_WHAT IS NEEDED_
Repeat the data below exactly, dropping any pictures it holds.

_DATA BLOCK_
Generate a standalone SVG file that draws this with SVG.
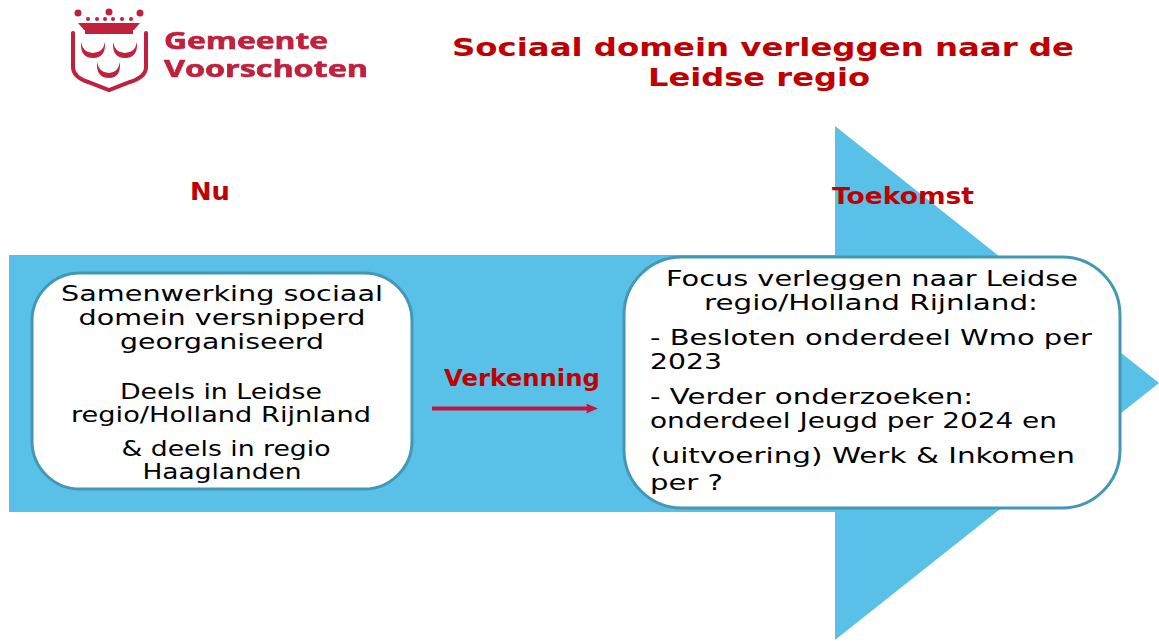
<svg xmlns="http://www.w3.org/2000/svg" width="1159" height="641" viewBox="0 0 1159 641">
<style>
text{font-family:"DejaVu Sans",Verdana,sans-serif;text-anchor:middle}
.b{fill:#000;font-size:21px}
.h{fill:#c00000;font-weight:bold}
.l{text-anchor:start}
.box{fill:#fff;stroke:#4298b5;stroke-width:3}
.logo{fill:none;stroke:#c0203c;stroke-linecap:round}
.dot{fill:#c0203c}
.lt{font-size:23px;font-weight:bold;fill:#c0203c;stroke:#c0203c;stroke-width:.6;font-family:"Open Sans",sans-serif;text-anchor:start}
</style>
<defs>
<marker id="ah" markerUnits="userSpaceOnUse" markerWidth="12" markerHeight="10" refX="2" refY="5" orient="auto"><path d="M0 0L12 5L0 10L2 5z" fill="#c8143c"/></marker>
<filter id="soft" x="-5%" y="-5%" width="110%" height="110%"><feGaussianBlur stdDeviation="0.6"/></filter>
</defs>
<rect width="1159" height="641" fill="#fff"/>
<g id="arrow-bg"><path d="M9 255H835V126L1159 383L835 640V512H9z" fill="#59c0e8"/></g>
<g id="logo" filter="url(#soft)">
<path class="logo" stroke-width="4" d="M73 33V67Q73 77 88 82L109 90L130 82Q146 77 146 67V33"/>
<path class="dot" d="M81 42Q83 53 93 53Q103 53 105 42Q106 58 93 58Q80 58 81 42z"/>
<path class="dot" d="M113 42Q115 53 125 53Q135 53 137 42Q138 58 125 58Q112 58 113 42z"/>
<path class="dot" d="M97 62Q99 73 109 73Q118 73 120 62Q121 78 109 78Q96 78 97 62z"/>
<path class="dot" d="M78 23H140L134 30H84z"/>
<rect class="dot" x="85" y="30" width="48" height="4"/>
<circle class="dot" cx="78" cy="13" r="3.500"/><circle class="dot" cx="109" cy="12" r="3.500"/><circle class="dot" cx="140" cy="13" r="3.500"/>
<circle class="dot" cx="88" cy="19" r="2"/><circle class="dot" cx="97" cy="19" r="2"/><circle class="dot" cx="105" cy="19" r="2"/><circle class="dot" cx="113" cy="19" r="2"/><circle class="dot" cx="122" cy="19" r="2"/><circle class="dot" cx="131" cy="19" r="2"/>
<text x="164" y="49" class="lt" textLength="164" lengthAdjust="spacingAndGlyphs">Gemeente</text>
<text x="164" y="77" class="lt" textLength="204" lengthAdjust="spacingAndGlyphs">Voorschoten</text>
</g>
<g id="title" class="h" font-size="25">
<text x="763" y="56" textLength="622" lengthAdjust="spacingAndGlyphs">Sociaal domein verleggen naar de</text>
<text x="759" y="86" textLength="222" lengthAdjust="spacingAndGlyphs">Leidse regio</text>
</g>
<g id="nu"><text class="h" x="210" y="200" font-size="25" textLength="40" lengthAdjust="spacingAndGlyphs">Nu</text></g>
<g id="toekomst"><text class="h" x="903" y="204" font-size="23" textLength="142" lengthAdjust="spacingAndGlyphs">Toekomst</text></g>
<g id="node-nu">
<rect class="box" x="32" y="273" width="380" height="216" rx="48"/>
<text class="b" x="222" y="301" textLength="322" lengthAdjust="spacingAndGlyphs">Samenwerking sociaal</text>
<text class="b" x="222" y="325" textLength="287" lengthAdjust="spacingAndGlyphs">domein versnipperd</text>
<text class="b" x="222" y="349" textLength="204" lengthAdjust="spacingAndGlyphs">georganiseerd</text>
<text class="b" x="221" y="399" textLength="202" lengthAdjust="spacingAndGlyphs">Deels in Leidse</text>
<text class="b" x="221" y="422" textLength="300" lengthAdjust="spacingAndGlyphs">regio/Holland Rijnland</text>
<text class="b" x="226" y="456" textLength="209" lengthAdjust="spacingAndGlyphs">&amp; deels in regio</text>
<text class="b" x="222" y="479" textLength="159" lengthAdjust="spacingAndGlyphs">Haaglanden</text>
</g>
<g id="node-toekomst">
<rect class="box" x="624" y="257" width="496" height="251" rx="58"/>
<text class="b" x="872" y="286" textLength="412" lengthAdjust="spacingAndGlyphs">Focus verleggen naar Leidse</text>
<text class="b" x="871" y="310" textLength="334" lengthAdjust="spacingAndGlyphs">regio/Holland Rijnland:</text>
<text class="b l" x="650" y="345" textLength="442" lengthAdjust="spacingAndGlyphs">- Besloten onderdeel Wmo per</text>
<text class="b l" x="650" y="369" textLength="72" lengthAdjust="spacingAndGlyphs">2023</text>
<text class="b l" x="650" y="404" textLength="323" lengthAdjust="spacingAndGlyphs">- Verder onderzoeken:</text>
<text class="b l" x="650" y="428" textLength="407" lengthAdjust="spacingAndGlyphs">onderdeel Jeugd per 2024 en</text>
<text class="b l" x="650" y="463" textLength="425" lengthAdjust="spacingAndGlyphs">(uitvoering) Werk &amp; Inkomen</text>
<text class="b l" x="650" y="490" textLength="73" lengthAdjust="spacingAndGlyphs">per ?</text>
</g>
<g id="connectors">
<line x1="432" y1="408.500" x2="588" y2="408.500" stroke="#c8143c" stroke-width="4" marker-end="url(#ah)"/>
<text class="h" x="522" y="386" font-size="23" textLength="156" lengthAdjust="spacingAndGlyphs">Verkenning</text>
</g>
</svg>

_RESULT BELOW_
Generate a standalone SVG file that draws this with SVG.
<svg xmlns="http://www.w3.org/2000/svg" width="1159" height="641" viewBox="0 0 1159 641">
<style>
text{font-family:"DejaVu Sans",Verdana,sans-serif;text-anchor:middle}
.b{fill:#000;font-size:21px}
.h{fill:#c00000;font-weight:bold}
.l{text-anchor:start}
.box{fill:#fff;stroke:#4298b5;stroke-width:3}
.logo{fill:none;stroke:#c0203c;stroke-linecap:round}
.dot{fill:#c0203c}
.lt{font-size:23px;font-weight:bold;fill:#c0203c;stroke:#c0203c;stroke-width:.6;font-family:"Open Sans",sans-serif;text-anchor:start}
</style>
<defs>
<marker id="ah" markerUnits="userSpaceOnUse" markerWidth="12" markerHeight="10" refX="2" refY="5" orient="auto"><path d="M0 0L12 5L0 10L2 5z" fill="#c8143c"/></marker>
<filter id="soft" x="-5%" y="-5%" width="110%" height="110%"><feGaussianBlur stdDeviation="0.6"/></filter>
</defs>
<rect width="1159" height="641" fill="#fff"/>
<g id="arrow-bg"><path d="M9 255H835V126L1159 383L835 640V512H9z" fill="#59c0e8"/></g>
<g id="logo" filter="url(#soft)">
<path class="logo" stroke-width="4" d="M73 33V67Q73 77 88 82L109 90L130 82Q146 77 146 67V33"/>
<path class="dot" d="M81 42Q83 53 93 53Q103 53 105 42Q106 58 93 58Q80 58 81 42z"/>
<path class="dot" d="M113 42Q115 53 125 53Q135 53 137 42Q138 58 125 58Q112 58 113 42z"/>
<path class="dot" d="M97 62Q99 73 109 73Q118 73 120 62Q121 78 109 78Q96 78 97 62z"/>
<path class="dot" d="M78 23H140L134 30H84z"/>
<rect class="dot" x="85" y="30" width="48" height="4"/>
<circle class="dot" cx="78" cy="13" r="3.500"/><circle class="dot" cx="109" cy="12" r="3.500"/><circle class="dot" cx="140" cy="13" r="3.500"/>
<circle class="dot" cx="88" cy="19" r="2"/><circle class="dot" cx="97" cy="19" r="2"/><circle class="dot" cx="105" cy="19" r="2"/><circle class="dot" cx="113" cy="19" r="2"/><circle class="dot" cx="122" cy="19" r="2"/><circle class="dot" cx="131" cy="19" r="2"/>
<text x="164" y="49" class="lt" textLength="164" lengthAdjust="spacingAndGlyphs">Gemeente</text>
<text x="164" y="77" class="lt" textLength="204" lengthAdjust="spacingAndGlyphs">Voorschoten</text>
</g>
<g id="title" class="h" font-size="25">
<text x="763" y="56" textLength="622" lengthAdjust="spacingAndGlyphs">Sociaal domein verleggen naar de</text>
<text x="759" y="86" textLength="222" lengthAdjust="spacingAndGlyphs">Leidse regio</text>
</g>
<g id="nu"><text class="h" x="210" y="200" font-size="25" textLength="40" lengthAdjust="spacingAndGlyphs">Nu</text></g>
<g id="toekomst"><text class="h" x="903" y="204" font-size="23" textLength="142" lengthAdjust="spacingAndGlyphs">Toekomst</text></g>
<g id="node-nu">
<rect class="box" x="32" y="273" width="380" height="216" rx="48"/>
<text class="b" x="222" y="301" textLength="322" lengthAdjust="spacingAndGlyphs">Samenwerking sociaal</text>
<text class="b" x="222" y="325" textLength="287" lengthAdjust="spacingAndGlyphs">domein versnipperd</text>
<text class="b" x="222" y="349" textLength="204" lengthAdjust="spacingAndGlyphs">georganiseerd</text>
<text class="b" x="221" y="399" textLength="202" lengthAdjust="spacingAndGlyphs">Deels in Leidse</text>
<text class="b" x="221" y="422" textLength="300" lengthAdjust="spacingAndGlyphs">regio/Holland Rijnland</text>
<text class="b" x="226" y="456" textLength="209" lengthAdjust="spacingAndGlyphs">&amp; deels in regio</text>
<text class="b" x="222" y="479" textLength="159" lengthAdjust="spacingAndGlyphs">Haaglanden</text>
</g>
<g id="node-toekomst">
<rect class="box" x="624" y="257" width="496" height="251" rx="58"/>
<text class="b" x="872" y="286" textLength="412" lengthAdjust="spacingAndGlyphs">Focus verleggen naar Leidse</text>
<text class="b" x="871" y="310" textLength="334" lengthAdjust="spacingAndGlyphs">regio/Holland Rijnland:</text>
<text class="b l" x="650" y="345" textLength="442" lengthAdjust="spacingAndGlyphs">- Besloten onderdeel Wmo per</text>
<text class="b l" x="650" y="369" textLength="72" lengthAdjust="spacingAndGlyphs">2023</text>
<text class="b l" x="650" y="404" textLength="323" lengthAdjust="spacingAndGlyphs">- Verder onderzoeken:</text>
<text class="b l" x="650" y="428" textLength="407" lengthAdjust="spacingAndGlyphs">onderdeel Jeugd per 2024 en</text>
<text class="b l" x="650" y="463" textLength="425" lengthAdjust="spacingAndGlyphs">(uitvoering) Werk &amp; Inkomen</text>
<text class="b l" x="650" y="490" textLength="73" lengthAdjust="spacingAndGlyphs">per ?</text>
</g>
<g id="connectors">
<line x1="432" y1="408.500" x2="588" y2="408.500" stroke="#c8143c" stroke-width="4" marker-end="url(#ah)"/>
<text class="h" x="522" y="386" font-size="23" textLength="156" lengthAdjust="spacingAndGlyphs">Verkenning</text>
</g>
</svg>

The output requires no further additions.